> _Instructions for the task_
Render the material again word for word, skipping the pictures in it.

· · · · · · ·

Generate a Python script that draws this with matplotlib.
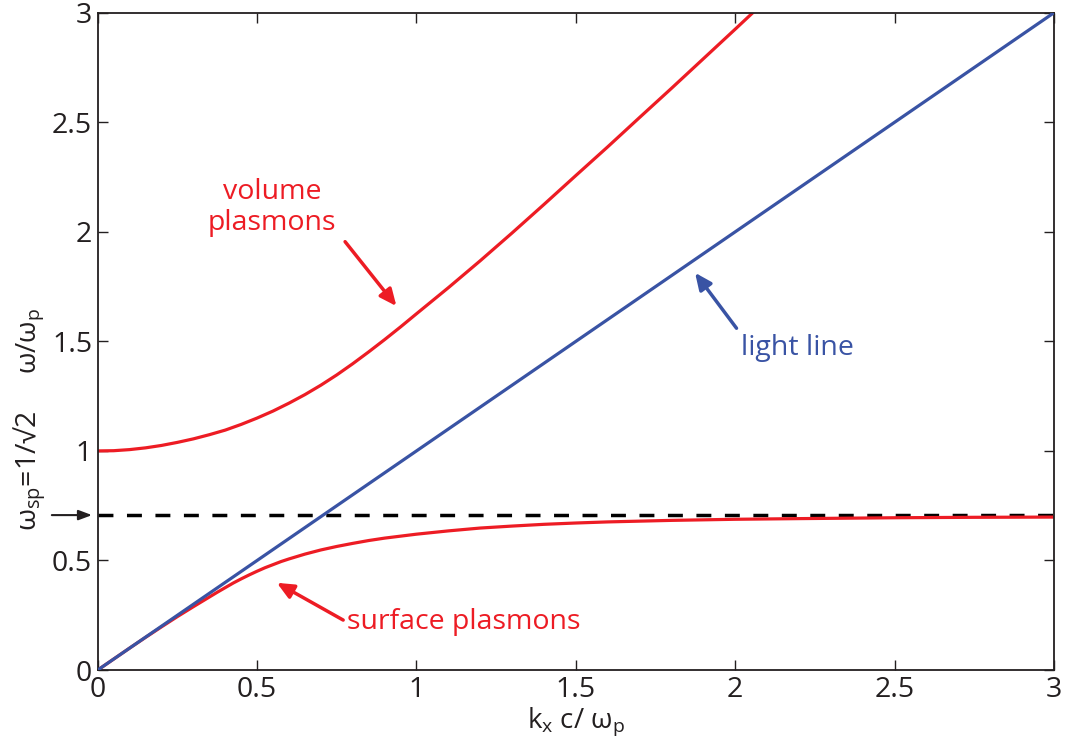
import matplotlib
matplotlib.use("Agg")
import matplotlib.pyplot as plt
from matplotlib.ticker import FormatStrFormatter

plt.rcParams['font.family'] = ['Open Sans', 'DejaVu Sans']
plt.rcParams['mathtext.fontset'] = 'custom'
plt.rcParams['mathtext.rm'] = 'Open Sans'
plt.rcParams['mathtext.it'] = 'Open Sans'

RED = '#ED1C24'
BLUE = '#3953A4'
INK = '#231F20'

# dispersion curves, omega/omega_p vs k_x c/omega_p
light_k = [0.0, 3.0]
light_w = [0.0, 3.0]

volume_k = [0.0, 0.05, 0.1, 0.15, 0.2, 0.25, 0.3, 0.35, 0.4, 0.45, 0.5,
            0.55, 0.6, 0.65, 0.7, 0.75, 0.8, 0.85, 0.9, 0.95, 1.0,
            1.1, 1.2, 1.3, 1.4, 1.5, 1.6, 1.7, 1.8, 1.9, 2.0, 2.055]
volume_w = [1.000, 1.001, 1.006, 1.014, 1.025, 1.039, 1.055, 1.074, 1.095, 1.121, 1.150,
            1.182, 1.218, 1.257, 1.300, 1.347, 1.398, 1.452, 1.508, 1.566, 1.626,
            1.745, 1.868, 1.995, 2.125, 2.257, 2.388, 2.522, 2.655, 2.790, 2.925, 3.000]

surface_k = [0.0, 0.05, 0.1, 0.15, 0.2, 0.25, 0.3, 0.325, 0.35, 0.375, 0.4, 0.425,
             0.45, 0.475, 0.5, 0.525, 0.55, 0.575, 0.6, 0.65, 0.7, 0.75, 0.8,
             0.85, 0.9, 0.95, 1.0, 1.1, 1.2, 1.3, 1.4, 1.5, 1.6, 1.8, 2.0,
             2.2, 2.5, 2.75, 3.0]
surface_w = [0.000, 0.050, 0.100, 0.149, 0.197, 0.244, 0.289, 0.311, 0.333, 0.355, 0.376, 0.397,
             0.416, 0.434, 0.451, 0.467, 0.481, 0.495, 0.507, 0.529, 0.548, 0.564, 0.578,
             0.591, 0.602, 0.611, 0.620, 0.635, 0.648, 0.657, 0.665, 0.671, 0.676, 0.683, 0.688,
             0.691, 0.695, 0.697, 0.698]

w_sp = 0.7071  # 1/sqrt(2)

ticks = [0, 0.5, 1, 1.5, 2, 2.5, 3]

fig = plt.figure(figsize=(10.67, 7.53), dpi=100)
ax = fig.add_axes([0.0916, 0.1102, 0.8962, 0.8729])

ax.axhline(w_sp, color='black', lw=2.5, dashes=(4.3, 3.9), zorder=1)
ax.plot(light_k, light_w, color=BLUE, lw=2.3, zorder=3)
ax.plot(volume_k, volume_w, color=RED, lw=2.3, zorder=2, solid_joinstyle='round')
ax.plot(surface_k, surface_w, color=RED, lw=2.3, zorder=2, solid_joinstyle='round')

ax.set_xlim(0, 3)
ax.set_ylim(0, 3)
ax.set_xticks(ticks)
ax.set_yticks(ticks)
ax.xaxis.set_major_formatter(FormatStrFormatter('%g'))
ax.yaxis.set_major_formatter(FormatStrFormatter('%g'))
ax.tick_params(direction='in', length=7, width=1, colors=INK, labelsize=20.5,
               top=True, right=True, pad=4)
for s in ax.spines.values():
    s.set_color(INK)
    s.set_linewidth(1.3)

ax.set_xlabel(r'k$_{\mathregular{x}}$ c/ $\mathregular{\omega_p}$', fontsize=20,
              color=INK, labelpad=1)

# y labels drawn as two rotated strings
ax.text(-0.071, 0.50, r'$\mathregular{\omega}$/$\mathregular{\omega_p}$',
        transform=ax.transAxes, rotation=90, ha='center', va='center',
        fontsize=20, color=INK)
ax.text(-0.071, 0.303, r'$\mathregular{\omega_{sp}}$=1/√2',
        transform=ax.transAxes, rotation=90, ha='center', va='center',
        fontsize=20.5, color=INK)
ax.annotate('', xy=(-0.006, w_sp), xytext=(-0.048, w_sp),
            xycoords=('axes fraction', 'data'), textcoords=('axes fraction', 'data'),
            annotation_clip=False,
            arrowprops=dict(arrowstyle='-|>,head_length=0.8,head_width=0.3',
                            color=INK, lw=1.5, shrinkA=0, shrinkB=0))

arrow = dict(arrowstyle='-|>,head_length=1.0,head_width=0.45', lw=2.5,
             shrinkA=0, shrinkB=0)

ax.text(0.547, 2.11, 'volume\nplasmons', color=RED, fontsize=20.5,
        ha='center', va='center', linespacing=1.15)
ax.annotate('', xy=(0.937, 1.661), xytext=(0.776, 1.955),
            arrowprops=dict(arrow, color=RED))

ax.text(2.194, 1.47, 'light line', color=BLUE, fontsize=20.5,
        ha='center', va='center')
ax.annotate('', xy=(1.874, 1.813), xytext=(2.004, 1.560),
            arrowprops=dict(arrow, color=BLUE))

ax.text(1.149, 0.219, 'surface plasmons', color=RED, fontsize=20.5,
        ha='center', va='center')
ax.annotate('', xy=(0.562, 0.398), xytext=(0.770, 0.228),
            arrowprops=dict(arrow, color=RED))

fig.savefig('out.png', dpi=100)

· · · · · · ·

> _Result for this exercise_
Generate a Python script that draws this with matplotlib.
import matplotlib
matplotlib.use("Agg")
import matplotlib.pyplot as plt
from matplotlib.ticker import FormatStrFormatter

plt.rcParams['font.family'] = ['Open Sans', 'DejaVu Sans']
plt.rcParams['mathtext.fontset'] = 'custom'
plt.rcParams['mathtext.rm'] = 'Open Sans'
plt.rcParams['mathtext.it'] = 'Open Sans'

RED = '#ED1C24'
BLUE = '#3953A4'
INK = '#231F20'

# dispersion curves, omega/omega_p vs k_x c/omega_p
light_k = [0.0, 3.0]
light_w = [0.0, 3.0]

volume_k = [0.0, 0.05, 0.1, 0.15, 0.2, 0.25, 0.3, 0.35, 0.4, 0.45, 0.5,
            0.55, 0.6, 0.65, 0.7, 0.75, 0.8, 0.85, 0.9, 0.95, 1.0,
            1.1, 1.2, 1.3, 1.4, 1.5, 1.6, 1.7, 1.8, 1.9, 2.0, 2.055]
volume_w = [1.000, 1.001, 1.006, 1.014, 1.025, 1.039, 1.055, 1.074, 1.095, 1.121, 1.150,
            1.182, 1.218, 1.257, 1.300, 1.347, 1.398, 1.452, 1.508, 1.566, 1.626,
            1.745, 1.868, 1.995, 2.125, 2.257, 2.388, 2.522, 2.655, 2.790, 2.925, 3.000]

surface_k = [0.0, 0.05, 0.1, 0.15, 0.2, 0.25, 0.3, 0.325, 0.35, 0.375, 0.4, 0.425,
             0.45, 0.475, 0.5, 0.525, 0.55, 0.575, 0.6, 0.65, 0.7, 0.75, 0.8,
             0.85, 0.9, 0.95, 1.0, 1.1, 1.2, 1.3, 1.4, 1.5, 1.6, 1.8, 2.0,
             2.2, 2.5, 2.75, 3.0]
surface_w = [0.000, 0.050, 0.100, 0.149, 0.197, 0.244, 0.289, 0.311, 0.333, 0.355, 0.376, 0.397,
             0.416, 0.434, 0.451, 0.467, 0.481, 0.495, 0.507, 0.529, 0.548, 0.564, 0.578,
             0.591, 0.602, 0.611, 0.620, 0.635, 0.648, 0.657, 0.665, 0.671, 0.676, 0.683, 0.688,
             0.691, 0.695, 0.697, 0.698]

w_sp = 0.7071  # 1/sqrt(2)

ticks = [0, 0.5, 1, 1.5, 2, 2.5, 3]

fig = plt.figure(figsize=(10.67, 7.53), dpi=100)
ax = fig.add_axes([0.0916, 0.1102, 0.8962, 0.8729])

ax.axhline(w_sp, color='black', lw=2.5, dashes=(4.3, 3.9), zorder=1)
ax.plot(light_k, light_w, color=BLUE, lw=2.3, zorder=3)
ax.plot(volume_k, volume_w, color=RED, lw=2.3, zorder=2, solid_joinstyle='round')
ax.plot(surface_k, surface_w, color=RED, lw=2.3, zorder=2, solid_joinstyle='round')

ax.set_xlim(0, 3)
ax.set_ylim(0, 3)
ax.set_xticks(ticks)
ax.set_yticks(ticks)
ax.xaxis.set_major_formatter(FormatStrFormatter('%g'))
ax.yaxis.set_major_formatter(FormatStrFormatter('%g'))
ax.tick_params(direction='in', length=7, width=1, colors=INK, labelsize=20.5,
               top=True, right=True, pad=4)
for s in ax.spines.values():
    s.set_color(INK)
    s.set_linewidth(1.3)

ax.set_xlabel(r'k$_{\mathregular{x}}$ c/ $\mathregular{\omega_p}$', fontsize=20,
              color=INK, labelpad=1)

# y labels drawn as two rotated strings
ax.text(-0.071, 0.50, r'$\mathregular{\omega}$/$\mathregular{\omega_p}$',
        transform=ax.transAxes, rotation=90, ha='center', va='center',
        fontsize=20, color=INK)
ax.text(-0.071, 0.303, r'$\mathregular{\omega_{sp}}$=1/√2',
        transform=ax.transAxes, rotation=90, ha='center', va='center',
        fontsize=20.5, color=INK)
ax.annotate('', xy=(-0.006, w_sp), xytext=(-0.048, w_sp),
            xycoords=('axes fraction', 'data'), textcoords=('axes fraction', 'data'),
            annotation_clip=False,
            arrowprops=dict(arrowstyle='-|>,head_length=0.8,head_width=0.3',
                            color=INK, lw=1.5, shrinkA=0, shrinkB=0))

arrow = dict(arrowstyle='-|>,head_length=1.0,head_width=0.45', lw=2.5,
             shrinkA=0, shrinkB=0)

ax.text(0.547, 2.11, 'volume\nplasmons', color=RED, fontsize=20.5,
        ha='center', va='center', linespacing=1.15)
ax.annotate('', xy=(0.937, 1.661), xytext=(0.776, 1.955),
            arrowprops=dict(arrow, color=RED))

ax.text(2.194, 1.47, 'light line', color=BLUE, fontsize=20.5,
        ha='center', va='center')
ax.annotate('', xy=(1.874, 1.813), xytext=(2.004, 1.560),
            arrowprops=dict(arrow, color=BLUE))

ax.text(1.149, 0.219, 'surface plasmons', color=RED, fontsize=20.5,
        ha='center', va='center')
ax.annotate('', xy=(0.562, 0.398), xytext=(0.770, 0.228),
            arrowprops=dict(arrow, color=RED))

fig.savefig('out.png', dpi=100)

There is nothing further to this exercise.